Sunday, July 09, 2006

(4) The Pedlar

The Pedlar is most likely not by Hieronymus Bosch if it is based on a picture in the Dresden Codex. This means that my own previously published article on it is incorrect and incomplete ("The Good Thief imagined as a peddler," in Source 17:2 (1998), p. 4-14). Other paintings on wood from the same tree according to the recent dendrochronological studies might either be copies of paintings by Hieronymus Bosch, or new images, like The Pedlar.

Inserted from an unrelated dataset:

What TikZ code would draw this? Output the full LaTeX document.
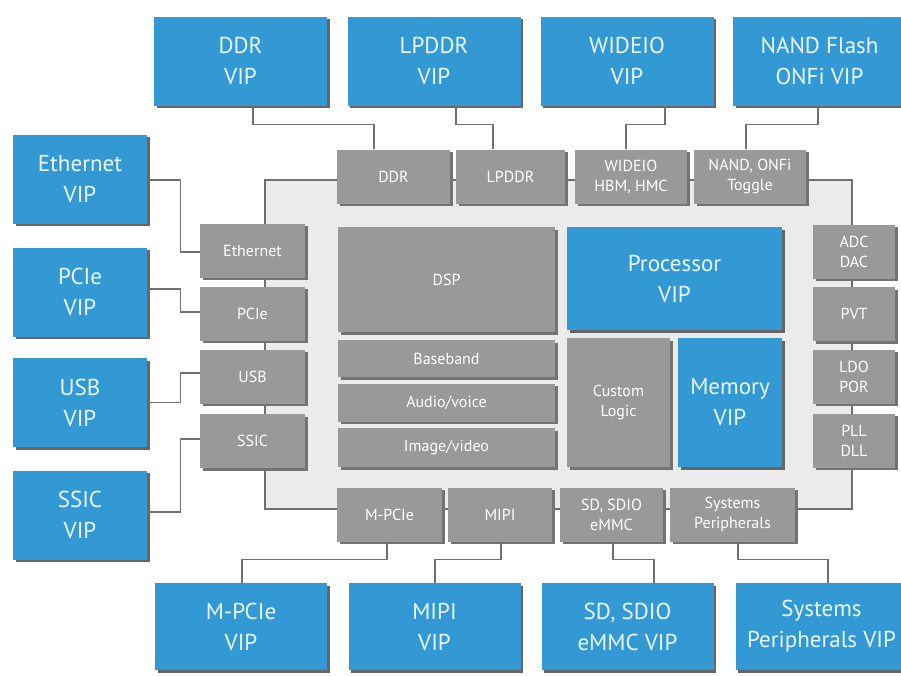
\documentclass[tikz,border=0pt]{standalone}
\usepackage{fontspec}
\setmainfont{PT Sans}
\usetikzlibrary{shadows}
\definecolor{vipblue}{HTML}{3399D5}
\definecolor{blkgray}{HTML}{999999}
\definecolor{socgray}{HTML}{EBEBEB}
\definecolor{wiregray}{HTML}{707070}
\definecolor{viptext}{HTML}{EAF7FF}

\begin{document}
\begin{tikzpicture}[x=1pt, y=-1pt,
	vip/.style={fill=vipblue, text=viptext, align=center, inner sep=0pt,
		minimum width=173pt, minimum height=89pt, font=\fontsize{23}{31}\selectfont,
		drop shadow={shadow xshift=2.5pt, shadow yshift=-2.5pt, fill=black!60, opacity=1}},
	blk/.style={fill=blkgray, text=white, align=center, inner sep=0pt,
		minimum height=54pt, font=\fontsize{16}{20}\selectfont,
		drop shadow={shadow xshift=2.5pt, shadow yshift=-2.5pt, fill=black!55, opacity=1}},
	wire/.style={draw=wiregray, line width=1.3pt}]
	\useasboundingbox (0,0) rectangle (901,675);

	\draw [wire, fill=socgray] (265,180) rectangle (852,509);

	\draw (240.5,61) node[vip] (ddrvip) {DDR\\VIP} ;
	\draw (434,61) node[vip] (lpddrvip) {LPDDR\\VIP} ;
	\draw (627,61) node[vip] (wideiovip) {WIDEIO\\VIP} ;
	\draw (819.5,61) node[vip] (nandvip) {NAND Flash\\ONFi VIP} ;

	\draw (80,179) node[vip, minimum width=134pt] (ethvip) {Ethernet\\VIP} ;
	\draw (80,292) node[vip, minimum width=134pt] (pcievip) {PCIe\\VIP} ;
	\draw (80,402.5) node[vip, minimum width=134pt] (usbvip) {USB\\VIP} ;
	\draw (80,515) node[vip, minimum width=134pt] (ssicvip) {SSIC\\VIP} ;

	\draw (241,626.5) node[vip, minimum width=172pt, minimum height=87pt] (mpcievip) {M-PCIe\\VIP} ;
	\draw (434.5,626.5) node[vip, minimum width=172pt, minimum height=87pt] (mipivip) {MIPI\\VIP} ;
	\draw (627.5,626.5) node[vip, minimum width=172pt, minimum height=87pt] (sdvip) {SD, SDIO\\eMMC VIP} ;
	\draw (821.5,626.5) node[vip, minimum width=172pt, minimum height=87pt] (sysvip) {Systems\\Peripherals VIP} ;

	\draw (393.5,176.5) node[blk, minimum width=113pt] (ddr) {DDR} ;
	\draw (510.5,176.5) node[blk, minimum width=109pt] (lpddr) {LPDDR} ;
	\draw (631,176.5) node[blk, minimum width=112pt] (wideio) {WIDEIO\\HBM, HMC} ;
	\draw (750,176.5) node[blk, minimum width=112pt] (nand) {NAND, ONFi\\Toggle} ;

	\draw (252.5,250.5) node[blk, minimum width=105pt] (eth) {Ethernet} ;
	\draw (252.5,313.5) node[blk, minimum width=105pt] (pcie) {PCIe} ;
	\draw (252.5,376.5) node[blk, minimum width=105pt] (usb) {USB} ;
	\draw (252.5,441) node[blk, minimum width=105pt] (ssic) {SSIC} ;

	\draw (854,251.5) node[blk, minimum width=82pt] (adc) {ADC\\DAC} ;
	\draw (854,314) node[blk, minimum width=82pt] (pvt) {PVT} ;
	\draw (854,376.5) node[blk, minimum width=82pt] (ldo) {LDO\\POR} ;
	\draw (854,440.5) node[blk, minimum width=82pt] (pll) {PLL\\DLL} ;

	\draw (389.5,514.5) node[blk, minimum width=105pt] (mpcie) {M-PCIe} ;
	\draw (500,514.5) node[blk, minimum width=104pt] (mipi) {MIPI} ;
	\draw (611.5,514.5) node[blk, minimum width=103pt] (sdio) {SD, SDIO\\eMMC} ;
	\draw (732.5,514.5) node[blk, minimum width=125pt] (sysper) {Systems\\Peripherals} ;

	\draw (446.5,279.5) node[blk, minimum width=217pt, minimum height=105pt] (dsp) {DSP} ;
	\draw (446.5,358.5) node[blk, minimum width=217pt, minimum height=37pt] (baseband) {Baseband} ;
	\draw (446.5,402.5) node[blk, minimum width=217pt, minimum height=38pt] (audio) {Audio/voice} ;
	\draw (446.5,447.5) node[blk, minimum width=217pt, minimum height=39pt] (image) {Image/video} ;
	\draw (674.5,278.5) node[vip, minimum width=215pt, minimum height=103pt] (proc) {Processor\\VIP} ;
	\draw (618.5,402.5) node[blk, minimum width=103pt, minimum height=129pt] (custom) {Custom\\Logic} ;
	\draw (730,402.5) node[vip, minimum width=104pt, minimum height=129pt] (mem) {Memory\\VIP} ;

	\draw [wire] ([xshift=12.5pt]ddrvip.south) -- ++(0,19) -| ([xshift=-19.5pt]ddr.north) ;
	\draw [wire] ([xshift=22pt]lpddrvip.south) -- ++(0,19) -| ([xshift=-17.5pt]lpddr.north) ;
	\draw [wire] ([xshift=38pt]wideiovip.south) -- ++(0,19) -| ([xshift=-5pt]wideio.north) ;
	\draw [wire] ([xshift=-1.5pt]nandvip.south) -- ++(0,19) -| ([xshift=-4pt]nand.north) ;

	\draw [wire] ([yshift=-1pt]ethvip.east) -- ++(33,0) |- ([yshift=-1.5pt]eth.west) ;
	\draw [wire] ([yshift=3pt]pcievip.east) -- ++(33,0) |- ([yshift=1.5pt]pcie.west) ;
	\draw [wire] (usbvip.east) -- ++(33,0) |- ([yshift=3.5pt]usb.west) ;
	\draw [wire] ([yshift=3pt]ssicvip.east) -- ++(33,0) |- ([yshift=2pt]ssic.west) ;

	\draw [wire] ([xshift=1pt]mpcievip.north) -- ++(0,-23) -| ([xshift=-2.5pt]mpcie.south) ;
	\draw [wire] ([xshift=0.5pt]mipivip.north) -- ++(0,-23) -| ([xshift=1pt]mipi.south) ;
	\draw [wire] ([xshift=1.5pt]sdio.south) -- ++(0,18) -| ([xshift=26.5pt]sdvip.north) ;
	\draw [wire] ([xshift=5.5pt]sysper.south) -- ++(0,18) -| ([xshift=6.5pt]sysvip.north) ;
\end{tikzpicture}
\end{document}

(3) The Prints of Hieronymus Bosch

This blog is a continuation of The Prints of Hieronymus Bosch, published in 2002. In the book a few prints were still attributed to the architect Alart du Hameel, but it now seems more likely that Alart du Hameel was not the author of any prints.

(2) West Indies Landscape

The West Indies Landscape, usually attributed to Jan Mostaert, is more likely from the seventeenth century, most likely from c. 1642 and painted to mark the 150th anniversary of Columbus's first landing. It portrays the Dutch and English adventures in New Netherlands and New England in a negative light.
It is true that it is based on a description by Karel van Mander of a lost Mostaert painting, but it appears to have been painted after Van Mander's death as an hommage, to call attention to his having translated Girolamo Benzoni's History of the New World.

(1) Garden of Delights/Jardín de las Delicias

The Garden of Delights/El Jardín de las Delicias cannot be by Hieronymus Bosch (d. 1516) since it includes a Nahuatl chronology from 1519 to 1528. It is not a copy either, since the dates are too large to have been added without making extensive changes to the composition.